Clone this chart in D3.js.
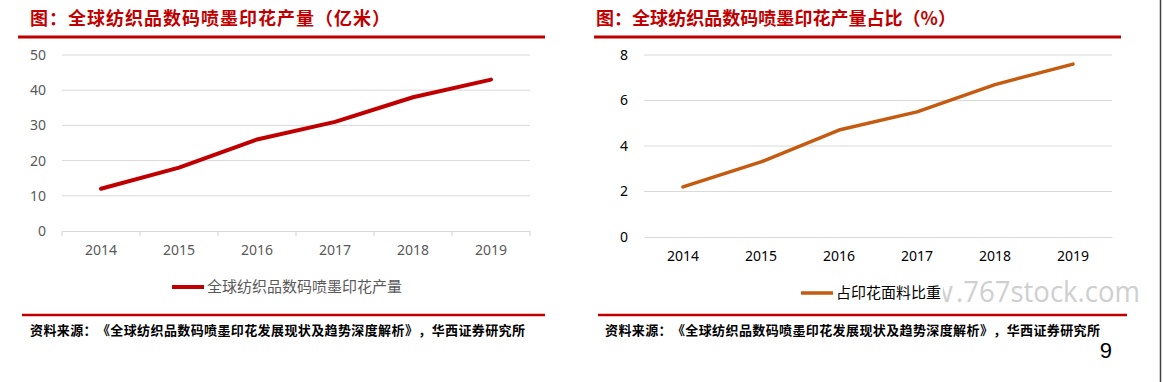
<!DOCTYPE html>
<html>
<head>
<meta charset="utf-8">
<script src="https://cdn.jsdelivr.net/npm/d3@7"></script>
<style>
  html, body { margin: 0; padding: 0; background: #fff; }
  svg { display: block; }
  .wide { text-spacing-trim: space-all; }
</style>
</head>
<body>
<svg id="page" width="1163" height="382"></svg>
<script>
// data
const years = ['2014', '2015', '2016', '2017', '2018', '2019'];
const outputValues = [12, 18, 26, 31, 38, 43];        // 亿米
const shareValues = [2.2, 3.3, 4.7, 5.5, 6.7, 7.6];   // %
const outputTicks = [0, 10, 20, 30, 40, 50];
const shareTicks = [0, 2, 4, 6, 8];

const leftTitle = '图：全球纺织品数码喷墨印花产量（亿米）';
const rightTitle = '图：全球纺织品数码喷墨印花产量占比（%）';
const leftLegend = '全球纺织品数码喷墨印花产量';
const rightLegend = '占印花面料比重';
const sourceText = '资料来源：《全球纺织品数码喷墨印花发展现状及趋势深度解析》，华西证券研究所';

const cjk = '"Noto Sans CJK SC", "Noto Sans", sans-serif';
const red = '#c00000';

const svg = d3.select('#page');

// watermark first so the legend box sits on top of it
const wm = svg.append('g')
  .attr('font-family', '"Open Sans", sans-serif')
  .attr('font-size', 30)
  .attr('fill', '#cfcfcf');
wm.append('text')
  .attr('x', 953).attr('y', 302)
  .attr('text-anchor', 'end')
  .text('www');
wm.append('text')
  .attr('x', 956).attr('y', 302)
  .attr('textLength', 184)
  .attr('lengthAdjust', 'spacingAndGlyphs')
  .text('.767stock.com');

function drawPanel(opt) {
  const g = svg.append('g');

  // title + rule
  g.append('text')
    .attr('class', 'wide')
    .attr('x', opt.titleX).attr('y', 25)
    .attr('font-family', cjk).attr('font-weight', 'bold')
    .attr('font-size', 18).attr('fill', red)
    .attr('textLength', opt.titleLen)
    .attr('lengthAdjust', 'spacing')
    .text(opt.title);
  g.append('line')
    .attr('x1', opt.ruleX[0]).attr('x2', opt.ruleX[1])
    .attr('y1', 37).attr('y2', 37)
    .attr('stroke', red).attr('stroke-width', 3);

  const x = d3.scaleBand().domain(years).range(opt.xRange);
  const y = d3.scaleLinear().domain([0, opt.max]).range(opt.yRange);

  // gridlines
  g.append('g')
    .selectAll('line')
    .data(opt.ticks.filter(d => d > 0))
    .join('line')
    .attr('x1', opt.xRange[0]).attr('x2', opt.xRange[1])
    .attr('y1', d => y(d)).attr('y2', d => y(d))
    .attr('stroke', '#d9d9d9').attr('stroke-width', 1);

  // y axis labels
  const yAxis = g.append('g')
    .attr('transform', `translate(${opt.xRange[0] - 16},0)`)
    .call(d3.axisLeft(y).tickValues(opt.ticks).tickSize(0).tickPadding(0));
  yAxis.select('.domain').remove();
  yAxis.selectAll('text')
    .attr('font-family', '"Noto Sans", sans-serif')
    .attr('font-size', 14)
    .attr('fill', opt.axisColor);

  // x axis
  const xAxis = g.append('g')
    .attr('transform', `translate(0,${opt.yRange[0]})`)
    .call(d3.axisBottom(x).tickSize(0).tickPadding(14));
  xAxis.select('.domain').attr('stroke', '#d9d9d9').attr('stroke-width', 1.2);
  xAxis.selectAll('text')
    .attr('font-family', '"Noto Sans", sans-serif')
    .attr('font-size', 14)
    .attr('fill', opt.axisColor);
  if (opt.tickMarks) {
    const edges = years.map(d => x(d)).concat([opt.xRange[1]]);
    xAxis.selectAll('.edge')
      .data(edges)
      .join('line')
      .attr('class', 'edge')
      .attr('x1', d => d).attr('x2', d => d)
      .attr('y1', 0).attr('y2', 5)
      .attr('stroke', '#d9d9d9').attr('stroke-width', 1.2);
  }

  // series line
  const line = d3.line()
    .x((d, i) => x(years[i]) + x.bandwidth() / 2)
    .y(d => y(d));
  g.append('path')
    .datum(opt.values)
    .attr('d', line)
    .attr('fill', 'none')
    .attr('stroke', opt.color)
    .attr('stroke-width', opt.lineWidth)
    .attr('stroke-linecap', 'round')
    .attr('stroke-linejoin', 'round');

  // legend
  const lg = g.append('g').attr('transform', `translate(${opt.legendX},${opt.legendY})`);
  lg.append('rect')
    .attr('x', -4).attr('y', -12)
    .attr('width', opt.legendBox).attr('height', 24)
    .attr('fill', '#fff');
  lg.append('line')
    .attr('x1', 0).attr('x2', 32).attr('y1', 0).attr('y2', 0)
    .attr('stroke', opt.color).attr('stroke-width', opt.lineWidth);
  lg.append('text')
    .attr('x', 35).attr('y', 5)
    .attr('font-family', cjk).attr('font-size', 15)
    .attr('fill', opt.legendColor)
    .text(opt.legend);

  // source rule + text
  g.append('line')
    .attr('x1', opt.srcRule[0]).attr('x2', opt.srcRule[1])
    .attr('y1', 315).attr('y2', 315)
    .attr('stroke', red).attr('stroke-width', 2.5);
  g.append('text')
    .attr('class', 'wide')
    .attr('x', opt.srcX).attr('y', 335)
    .attr('font-family', cjk).attr('font-weight', 'bold')
    .attr('font-size', 13).attr('fill', '#000')
    .attr('textLength', opt.srcLen)
    .attr('lengthAdjust', 'spacing')
    .text(sourceText);
}

drawPanel({
  title: leftTitle, titleX: 30, titleLen: 360, ruleX: [18, 545],
  xRange: [62, 530], yRange: [231, 55], max: 50, ticks: outputTicks,
  values: outputValues, color: '#c00000', lineWidth: 4,
  axisColor: '#595959', tickMarks: true,
  legend: leftLegend, legendX: 172, legendY: 287, legendBox: 238, legendColor: '#595959',
  srcRule: [22, 545], srcX: 30, srcLen: 495
});

drawPanel({
  title: rightTitle, titleX: 596, titleLen: 360, ruleX: [594, 1121],
  xRange: [644, 1112], yRange: [237, 55], max: 8, ticks: shareTicks,
  values: shareValues, color: '#c55a11', lineWidth: 3.5,
  axisColor: '#000', tickMarks: false,
  legend: rightLegend, legendX: 801, legendY: 293, legendBox: 146, legendColor: '#000',
  srcRule: [598, 1127], srcX: 605, srcLen: 495
});

// page number and right border
svg.append('text')
  .attr('x', 1112).attr('y', 358)
  .attr('text-anchor', 'end')
  .attr('font-family', '"Liberation Sans", sans-serif')
  .attr('font-size', 22).attr('fill', '#000')
  .text('9');
svg.append('line')
  .attr('x1', 1160.5).attr('x2', 1160.5).attr('y1', 0).attr('y2', 382)
  .attr('stroke', '#404040').attr('stroke-width', 1.5);
</script>
</body>
</html>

- - -

§ **Written instruction**:
Pictures are excluded; copy all other data exactly as shown.

§ **Exercise response**:
Clone this chart in D3.js.
<!DOCTYPE html>
<html>
<head>
<meta charset="utf-8">
<script src="https://cdn.jsdelivr.net/npm/d3@7"></script>
<style>
  html, body { margin: 0; padding: 0; background: #fff; }
  svg { display: block; }
  .wide { text-spacing-trim: space-all; }
</style>
</head>
<body>
<svg id="page" width="1163" height="382"></svg>
<script>
// data
const years = ['2014', '2015', '2016', '2017', '2018', '2019'];
const outputValues = [12, 18, 26, 31, 38, 43];        // 亿米
const shareValues = [2.2, 3.3, 4.7, 5.5, 6.7, 7.6];   // %
const outputTicks = [0, 10, 20, 30, 40, 50];
const shareTicks = [0, 2, 4, 6, 8];

const leftTitle = '图：全球纺织品数码喷墨印花产量（亿米）';
const rightTitle = '图：全球纺织品数码喷墨印花产量占比（%）';
const leftLegend = '全球纺织品数码喷墨印花产量';
const rightLegend = '占印花面料比重';
const sourceText = '资料来源：《全球纺织品数码喷墨印花发展现状及趋势深度解析》，华西证券研究所';

const cjk = '"Noto Sans CJK SC", "Noto Sans", sans-serif';
const red = '#c00000';

const svg = d3.select('#page');

// watermark first so the legend box sits on top of it
const wm = svg.append('g')
  .attr('font-family', '"Open Sans", sans-serif')
  .attr('font-size', 30)
  .attr('fill', '#cfcfcf');
wm.append('text')
  .attr('x', 953).attr('y', 302)
  .attr('text-anchor', 'end')
  .text('www');
wm.append('text')
  .attr('x', 956).attr('y', 302)
  .attr('textLength', 184)
  .attr('lengthAdjust', 'spacingAndGlyphs')
  .text('.767stock.com');

function drawPanel(opt) {
  const g = svg.append('g');

  // title + rule
  g.append('text')
    .attr('class', 'wide')
    .attr('x', opt.titleX).attr('y', 25)
    .attr('font-family', cjk).attr('font-weight', 'bold')
    .attr('font-size', 18).attr('fill', red)
    .attr('textLength', opt.titleLen)
    .attr('lengthAdjust', 'spacing')
    .text(opt.title);
  g.append('line')
    .attr('x1', opt.ruleX[0]).attr('x2', opt.ruleX[1])
    .attr('y1', 37).attr('y2', 37)
    .attr('stroke', red).attr('stroke-width', 3);

  const x = d3.scaleBand().domain(years).range(opt.xRange);
  const y = d3.scaleLinear().domain([0, opt.max]).range(opt.yRange);

  // gridlines
  g.append('g')
    .selectAll('line')
    .data(opt.ticks.filter(d => d > 0))
    .join('line')
    .attr('x1', opt.xRange[0]).attr('x2', opt.xRange[1])
    .attr('y1', d => y(d)).attr('y2', d => y(d))
    .attr('stroke', '#d9d9d9').attr('stroke-width', 1);

  // y axis labels
  const yAxis = g.append('g')
    .attr('transform', `translate(${opt.xRange[0] - 16},0)`)
    .call(d3.axisLeft(y).tickValues(opt.ticks).tickSize(0).tickPadding(0));
  yAxis.select('.domain').remove();
  yAxis.selectAll('text')
    .attr('font-family', '"Noto Sans", sans-serif')
    .attr('font-size', 14)
    .attr('fill', opt.axisColor);

  // x axis
  const xAxis = g.append('g')
    .attr('transform', `translate(0,${opt.yRange[0]})`)
    .call(d3.axisBottom(x).tickSize(0).tickPadding(14));
  xAxis.select('.domain').attr('stroke', '#d9d9d9').attr('stroke-width', 1.2);
  xAxis.selectAll('text')
    .attr('font-family', '"Noto Sans", sans-serif')
    .attr('font-size', 14)
    .attr('fill', opt.axisColor);
  if (opt.tickMarks) {
    const edges = years.map(d => x(d)).concat([opt.xRange[1]]);
    xAxis.selectAll('.edge')
      .data(edges)
      .join('line')
      .attr('class', 'edge')
      .attr('x1', d => d).attr('x2', d => d)
      .attr('y1', 0).attr('y2', 5)
      .attr('stroke', '#d9d9d9').attr('stroke-width', 1.2);
  }

  // series line
  const line = d3.line()
    .x((d, i) => x(years[i]) + x.bandwidth() / 2)
    .y(d => y(d));
  g.append('path')
    .datum(opt.values)
    .attr('d', line)
    .attr('fill', 'none')
    .attr('stroke', opt.color)
    .attr('stroke-width', opt.lineWidth)
    .attr('stroke-linecap', 'round')
    .attr('stroke-linejoin', 'round');

  // legend
  const lg = g.append('g').attr('transform', `translate(${opt.legendX},${opt.legendY})`);
  lg.append('rect')
    .attr('x', -4).attr('y', -12)
    .attr('width', opt.legendBox).attr('height', 24)
    .attr('fill', '#fff');
  lg.append('line')
    .attr('x1', 0).attr('x2', 32).attr('y1', 0).attr('y2', 0)
    .attr('stroke', opt.color).attr('stroke-width', opt.lineWidth);
  lg.append('text')
    .attr('x', 35).attr('y', 5)
    .attr('font-family', cjk).attr('font-size', 15)
    .attr('fill', opt.legendColor)
    .text(opt.legend);

  // source rule + text
  g.append('line')
    .attr('x1', opt.srcRule[0]).attr('x2', opt.srcRule[1])
    .attr('y1', 315).attr('y2', 315)
    .attr('stroke', red).attr('stroke-width', 2.5);
  g.append('text')
    .attr('class', 'wide')
    .attr('x', opt.srcX).attr('y', 335)
    .attr('font-family', cjk).attr('font-weight', 'bold')
    .attr('font-size', 13).attr('fill', '#000')
    .attr('textLength', opt.srcLen)
    .attr('lengthAdjust', 'spacing')
    .text(sourceText);
}

drawPanel({
  title: leftTitle, titleX: 30, titleLen: 360, ruleX: [18, 545],
  xRange: [62, 530], yRange: [231, 55], max: 50, ticks: outputTicks,
  values: outputValues, color: '#c00000', lineWidth: 4,
  axisColor: '#595959', tickMarks: true,
  legend: leftLegend, legendX: 172, legendY: 287, legendBox: 238, legendColor: '#595959',
  srcRule: [22, 545], srcX: 30, srcLen: 495
});

drawPanel({
  title: rightTitle, titleX: 596, titleLen: 360, ruleX: [594, 1121],
  xRange: [644, 1112], yRange: [237, 55], max: 8, ticks: shareTicks,
  values: shareValues, color: '#c55a11', lineWidth: 3.5,
  axisColor: '#000', tickMarks: false,
  legend: rightLegend, legendX: 801, legendY: 293, legendBox: 146, legendColor: '#000',
  srcRule: [598, 1127], srcX: 605, srcLen: 495
});

// page number and right border
svg.append('text')
  .attr('x', 1112).attr('y', 358)
  .attr('text-anchor', 'end')
  .attr('font-family', '"Liberation Sans", sans-serif')
  .attr('font-size', 22).attr('fill', '#000')
  .text('9');
svg.append('line')
  .attr('x1', 1160.5).attr('x2', 1160.5).attr('y1', 0).attr('y2', 382)
  .attr('stroke', '#404040').attr('stroke-width', 1.5);
</script>
</body>
</html>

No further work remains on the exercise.